A museum café ticks all the boxes.
They won’t have the most jaw dropping menus but they will have a limited but good selection, something nice to nourish your soul. The staff I’ve found are always polite and friendly. The design of most museum cafes, in harmony with the rest of the building, is always eye catching. The coffee is always good.
So the next time you visit a museum, don’t treat the café as an unwanted add-on. A place just to rush through to pee in their loo or catch up on your Facebook messages using the free wifi or a convenient pit stop to stuff your mouth before running to the next destination.

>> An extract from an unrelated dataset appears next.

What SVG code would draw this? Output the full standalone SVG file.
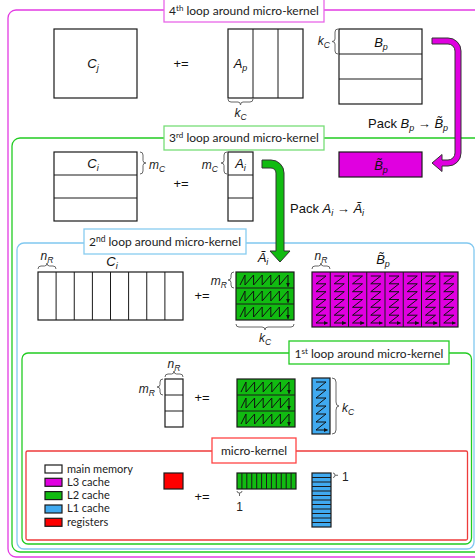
<svg xmlns="http://www.w3.org/2000/svg" xmlns:xlink="http://www.w3.org/1999/xlink" width="475" height="559" viewBox="0 0 475 559">
<style>
.frame{fill:none;stroke-width:1.3}
.lbl{fill:#fff;stroke-width:1.3}
.title{font-family:Lato,"Open Sans","Liberation Sans",sans-serif;font-size:12px;fill:#222}
.cell{fill:#fff;stroke:#1a1a1a;stroke-width:1.2}
.l3{fill:#e000e0;stroke:#1a1a1a;stroke-width:1.2}
.l2{fill:#11bb11;stroke:#1a1a1a;stroke-width:1.2}
.l1{fill:#40aaf0;stroke:#1a1a1a;stroke-width:1.2}
.reg{fill:#ff0000;stroke:#1a1a1a;stroke-width:1.2}
.ln{fill:none;stroke:#1a1a1a;stroke-width:1}
.m{font-family:"Liberation Sans",Arial,sans-serif;font-style:italic;font-size:13px;fill:#111}
.d{font-family:"Liberation Sans",Arial,sans-serif;font-style:italic;font-size:12px;fill:#222}
.op{font-family:"Liberation Sans",Arial,sans-serif;font-size:13px;fill:#111}
.one{font-family:"Liberation Sans",Arial,sans-serif;font-size:12px;fill:#222}
.brace{fill:none;stroke:#666;stroke-width:1}
.zz{fill:none;stroke:#111;stroke-width:1;marker-end:url(#ah)}
.leg{font-family:Lato,"Open Sans","Liberation Sans",sans-serif;font-size:11px;fill:#222}
</style>
<defs>
<marker id="ah" viewBox="0 0 6 6" refX="5" refY="3" markerWidth="4.5" markerHeight="4.5" markerUnits="userSpaceOnUse" orient="auto"><path d="M0,0.3 L6,3 L0,5.7z" fill="#111"/></marker>
<g id="packA">
<rect class="l2" x="0" y="0" width="58" height="48"/>
<path class="ln" d="M0,16H58M0,32H58"/>
<path class="zz" d="M4,13L9,3V13L17.6,3V13L26.2,3V13L34.8,3V13L43.4,3V13L52,3V14.5"/>
<path class="zz" d="M4,29L9,19V29L17.6,19V29L26.2,19V29L34.8,19V29L43.4,19V29L52,19V30.5"/>
<path class="zz" d="M4,45L9,35V45L17.6,35V45L26.2,35V45L34.8,35V45L43.4,35V45L52,35V46.5"/>
</g>
<path id="zzB" class="zz" d="M4,4H14L4,11.8H14L4,19.7H14L4,27.5H14L4,35.3H14L4,43.2H14L4,51H15.5"/>
</defs>

<g id="frames">
<rect class="frame" x="8" y="10" width="500" height="547" rx="8" stroke="#e23be2"/>
<rect class="frame" x="12" y="138" width="495" height="414" rx="8" stroke="#22cc22"/>
<rect class="frame" x="17" y="243" width="457" height="306" rx="7" stroke="#80c8f0"/>
<rect class="frame" x="22" y="353" width="449.5" height="191" rx="6" stroke="#2c2"/>
<rect class="frame" x="26" y="451" width="441.5" height="89" rx="1.5" stroke="#ee3b3b"/>
</g>

<g id="label-loop4">
<rect class="lbl" x="164" y="-1" width="160" height="23" stroke="#e866e8"/>
<text class="title" x="244" y="15" text-anchor="middle">4<tspan font-size="8" dy="-4">th</tspan><tspan dy="4"> loop around micro-kernel</tspan></text>
</g>
<g id="label-loop3">
<rect class="lbl" x="164" y="126" width="160" height="24" stroke="#77dd77"/>
<text class="title" x="244" y="142" text-anchor="middle">3<tspan font-size="8" dy="-4">rd</tspan><tspan dy="4"> loop around micro-kernel</tspan></text>
</g>
<g id="label-loop2">
<rect class="lbl" x="84" y="229" width="162" height="25" stroke="#88ccf0"/>
<text class="title" x="165" y="246" text-anchor="middle" font-size="13">2<tspan font-size="8.5" dy="-4">nd</tspan><tspan dy="4"> loop around micro-kernel</tspan></text>
</g>
<g id="label-loop1">
<rect class="lbl" x="289" y="341" width="160" height="23" stroke="#22cc22"/>
<text class="title" x="369" y="357.5" text-anchor="middle">1<tspan font-size="8" dy="-4">st</tspan><tspan dy="4"> loop around micro-kernel</tspan></text>
</g>
<g id="label-micro">
<rect class="lbl" x="212" y="438" width="84" height="25" stroke="#ff4444"/>
<text class="title" x="254" y="455" text-anchor="middle">micro-kernel</text>
</g>

<!-- 4th loop -->
<g id="Cj">
<rect class="cell" x="54" y="29" width="83" height="69"/>
<text class="m" x="93" y="68" text-anchor="middle">C<tspan font-size="9" dy="3">j</tspan></text>
</g>
<text class="op" x="181" y="68" text-anchor="middle">+=</text>
<g id="Ap">
<rect class="cell" x="228" y="29" width="75" height="69"/>
<path class="ln" d="M253,29V98M278,29V98"/>
<text class="m" x="240.5" y="68" text-anchor="middle">A<tspan font-size="9" dy="3">p</tspan></text>
<path class="brace" d="M228,99Q228,102 231,102H238Q240.5,102 240.5,105Q240.5,102 243,102H250Q253,102 253,99"/>
<text class="d" x="240.5" y="117" text-anchor="middle">k<tspan font-size="8.5" dy="3">C</tspan></text>
</g>
<g id="Bp">
<rect class="cell" x="339" y="29" width="83" height="75"/>
<path class="ln" d="M339,54H422M339,79H422"/>
<text class="m" x="381" y="47" text-anchor="middle">B<tspan font-size="9" dy="3">p</tspan></text>
<path class="brace" d="M338,29Q335,29 335,32V39Q335,41.5 332,41.5Q335,41.5 335,44V51Q335,54 338,54"/>
<text class="d" x="330" y="45" text-anchor="end">k<tspan font-size="8.5" dy="3">C</tspan></text>
</g>

<!-- 3rd loop -->
<g id="Ci">
<rect class="cell" x="54" y="152" width="83" height="69"/>
<path class="ln" d="M54,175H137M54,198H137"/>
<text class="m" x="93" y="168" text-anchor="middle">C<tspan font-size="9" dy="3">i</tspan></text>
<path class="brace" d="M140,152Q143,152 143,155V160.5Q143,163 146,163Q143,163 143,165.5V171Q143,174 140,174"/>
<text class="d" x="149" y="169">m<tspan font-size="8.5" dy="3">C</tspan></text>
</g>
<text class="op" x="181" y="188" text-anchor="middle">+=</text>
<g id="Ai">
<rect class="cell" x="228" y="152" width="25" height="69"/>
<path class="ln" d="M228,175H253M228,198H253"/>
<text class="m" x="240.5" y="168" text-anchor="middle">A<tspan font-size="9" dy="3">i</tspan></text>
<path class="brace" d="M227,152Q224,152 224,155V160.5Q224,163 221,163Q224,163 224,165.5V171Q224,174 227,174"/>
<text class="d" x="218" y="169" text-anchor="end">m<tspan font-size="8.5" dy="3">C</tspan></text>
</g>
<g id="Btilde-packed">
<rect class="l3" x="339" y="152" width="83" height="25"/>
<text class="m" x="381" y="170" text-anchor="middle">B&#x303;<tspan font-size="9" dy="3">p</tspan></text>
</g>

<!-- 2nd loop -->
<g id="Ci-row">
<rect class="cell" x="38" y="272" width="145" height="48"/>
<path class="ln" d="M56.1,272V320M74.25,272V320M92.4,272V320M110.5,272V320M128.6,272V320M146.75,272V320M164.9,272V320"/>
<path class="brace" d="M38,269Q38,266 41,266H44.5Q47,266 47,263Q47,266 49.5,266H53Q56,266 56,269"/>
<text class="d" x="47" y="260" text-anchor="middle">n<tspan font-size="8.5" dy="3">R</tspan></text>
<text class="m" x="112" y="266" text-anchor="middle">C<tspan font-size="9" dy="3">i</tspan></text>
</g>
<text class="op" x="202" y="300" text-anchor="middle">+=</text>
<g id="Atilde">
<use xlink:href="#packA" x="236" y="272"/>
<text class="m" x="263" y="262" text-anchor="middle">&#xC3;<tspan font-size="9" dy="3">i</tspan></text>
<path class="brace" d="M234,272Q231,272 231,275V277.5Q231,280 228,280Q231,280 231,282.5V285Q231,288 234,288"/>
<text class="d" x="227" y="285" text-anchor="end">m<tspan font-size="8.5" dy="3">R</tspan></text>
<path class="brace" d="M236,324Q236,327 239,327H262Q265,327 265,330Q265,327 268,327H291Q294,327 294,324"/>
<text class="d" x="265" y="342" text-anchor="middle">k<tspan font-size="8.5" dy="3">C</tspan></text>
</g>
<g id="Btilde">
<rect class="l3" x="312" y="272" width="146" height="55"/>
<path class="ln" d="M330.25,272V327M348.5,272V327M366.75,272V327M385,272V327M403.25,272V327M421.5,272V327M439.75,272V327"/>
<use xlink:href="#zzB" x="312" y="272"/>
<use xlink:href="#zzB" x="330.25" y="272"/>
<use xlink:href="#zzB" x="348.5" y="272"/>
<use xlink:href="#zzB" x="366.75" y="272"/>
<use xlink:href="#zzB" x="385" y="272"/>
<use xlink:href="#zzB" x="403.25" y="272"/>
<use xlink:href="#zzB" x="421.5" y="272"/>
<use xlink:href="#zzB" x="439.75" y="272"/>
<path class="brace" d="M312,269Q312,266 315,266H318.5Q321,266 321,263Q321,266 323.5,266H327Q330,266 330,269"/>
<text class="d" x="321" y="260" text-anchor="middle">n<tspan font-size="8.5" dy="3">R</tspan></text>
<text class="m" x="383" y="264" text-anchor="middle">B&#x303;<tspan font-size="9" dy="3">p</tspan></text>
</g>

<!-- 1st loop -->
<g id="Cmicro">
<rect class="cell" x="165" y="379" width="18" height="48"/>
<path class="ln" d="M165,395H183M165,411H183"/>
<path class="brace" d="M165,377Q165,374 168,374H171.5Q174,374 174,371Q174,374 176.5,374H180Q183,374 183,377"/>
<text class="d" x="174" y="368" text-anchor="middle">n<tspan font-size="8.5" dy="3">R</tspan></text>
<path class="brace" d="M163,379Q160,379 160,382V384.5Q160,387 157,387Q160,387 160,389.5V392Q160,395 163,395"/>
<text class="d" x="155" y="393" text-anchor="end">m<tspan font-size="8.5" dy="3">R</tspan></text>
</g>
<text class="op" x="202" y="402" text-anchor="middle">+=</text>
<g id="Atilde-1">
<use xlink:href="#packA" x="237" y="379"/>
</g>
<g id="Bmicro">
<rect class="l1" x="312" y="378" width="18" height="56"/>
<path class="zz" d="M316,382H326L316,390H326L316,398H326L316,406H326L316,414H326L316,422H326L316,430H327.5"/>
<path class="brace" d="M332,378Q336,378 336,382V402Q336,406 339,406Q336,406 336,410V430Q336,434 332,434"/>
<text class="d" x="342" y="412">k<tspan font-size="8.5" dy="3">C</tspan></text>
</g>

<!-- micro-kernel -->
<g id="legend">
<rect class="cell" x="45" y="465" width="17" height="8"/>
<rect class="l3" x="45" y="478.3" width="17" height="8"/>
<rect class="l2" x="45" y="491.6" width="17" height="8"/>
<rect class="l1" x="45" y="505" width="17" height="8"/>
<rect class="reg" x="45" y="518.3" width="17" height="8"/>
<text class="leg" x="67" y="472.5">main memory</text>
<text class="leg" x="67" y="485.8">L3 cache</text>
<text class="leg" x="67" y="499.1">L2 cache</text>
<text class="leg" x="67" y="512.4">L1 cache</text>
<text class="leg" x="67" y="525.7">registers</text>
</g>
<g id="Creg">
<rect class="reg" x="164" y="473" width="19" height="16"/>
</g>
<text class="op" x="202" y="501" text-anchor="middle">+=</text>
<g id="Arow">
<rect class="l2" x="237" y="473" width="59" height="16"/>
<path class="ln" d="M241.9,473V489M246.8,473V489M251.75,473V489M256.7,473V489M261.6,473V489M266.5,473V489M271.4,473V489M276.3,473V489M281.25,473V489M286.2,473V489M291.1,473V489"/>
<path class="brace" d="M237,491Q237,493 239.5,493Q242,493 242,491M239.5,493V496"/>
<text class="one" x="239.5" y="511" text-anchor="middle">1</text>
</g>
<g id="Bcol">
<rect class="l1" x="312" y="473" width="19" height="54"/>
<path class="ln" d="M312,482H331M312,486.5H331M312,491H331M312,495.5H331M312,500H331M312,504.5H331M312,509H331M312,513.5H331M312,518H331M312,522.5H331"/>
<path class="ln" stroke-width="1.8" d="M312,477.5H331"/>
<path class="brace" d="M333,473Q335,473 335,475.25Q335,477.5 333,477.5M335,475.25H338"/>
<text class="one" x="342" y="481">1</text>
</g>

<g id="connectors">
<path d="M432,38H448A13,13 0 0 1 461,51V153A13,13 0 0 1 448,166H442V171.5L432,163L442,154.5V160H448A7,7 0 0 0 455,153V51A7,7 0 0 0 448,44H432Z" fill="#e000e0" stroke="#333" stroke-width="1"/>
<text class="op" x="368" y="128">Pack <tspan font-style="italic">B</tspan><tspan font-style="italic" font-size="9" dy="3">p</tspan><tspan dy="-3"> &#x2192; </tspan><tspan font-style="italic">B&#x303;</tspan><tspan font-style="italic" font-size="9" dy="3">p</tspan></text>
<path d="M262,160H271A13,13 0 0 1 284,173V251H290L280,262L270,251H276V173A5,5 0 0 0 271,168H262Z" fill="#11bb11" stroke="#333" stroke-width="1"/>
<text class="op" x="290" y="213">Pack <tspan font-style="italic">A</tspan><tspan font-style="italic" font-size="9" dy="3">i</tspan><tspan dy="-3"> &#x2192; </tspan><tspan font-style="italic">&#xC3;</tspan><tspan font-style="italic" font-size="9" dy="3">i</tspan></text>
</g>
</svg>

Treat it as an experience in it’s own regard. A quick escape from reality. A place for reflection in the midst of a holiday where you can gather your own thoughts before you are ready to face the world outside. Come rain or shine, I promise if you give them a chance, they might just surprise you and be a highlight of your next holiday.
Some of my favourite museum cafes to check out on your next trip..
Le Café Diane, Tuileries Gardens |Paris
In the heart of the Tuileries Gardens, this is the Museum Café with THE view, offering a great vista of the Louvre and the Eiffel Tower in the distance. Perfect for a sunny day, nestled within the beautiful Tuileries Gardens, this place is perfect.
Café Modern One, Scottish Gallery of Modern Art | Edinburgh
Hearty food, generous portions, a beautiful outdoor terrace and a nice mix of locals and tourists- this is a place not to miss on any trip to Edinburgh. Perfect, when combined with a walk up the Water of Leith.
National Café, The National Gallery | London
If you want to get away from the bustle and clamour of Trafalgar Square in the evening and really looking for a decent bite to eat, then do pop into the beautiful National Café at the National Gallery. Menu is a mix of modern British and European cuisine. At the moment, they are offering an excellent offer of £10 supper ‘dish of the day’ with a glass of wine, beer or soft drink. You can expect dishes like Wiltshire pork and mussel paella to a homemade fish pie and fragrant Thai seafood curry.
I personnally love museum cafés, despite the sometimes rather expensive food & drinks. It give me time to ponder about the exhibition I’ve just seen, and contemplate the beautiful surroundings (museum cafés are normally quite aesthetically pleasing and professionally designed).
One of my favorite is the café of the handbag museum in Amsterdam, or the café of the Fotografiska museum in Stockholm. Fabulous places.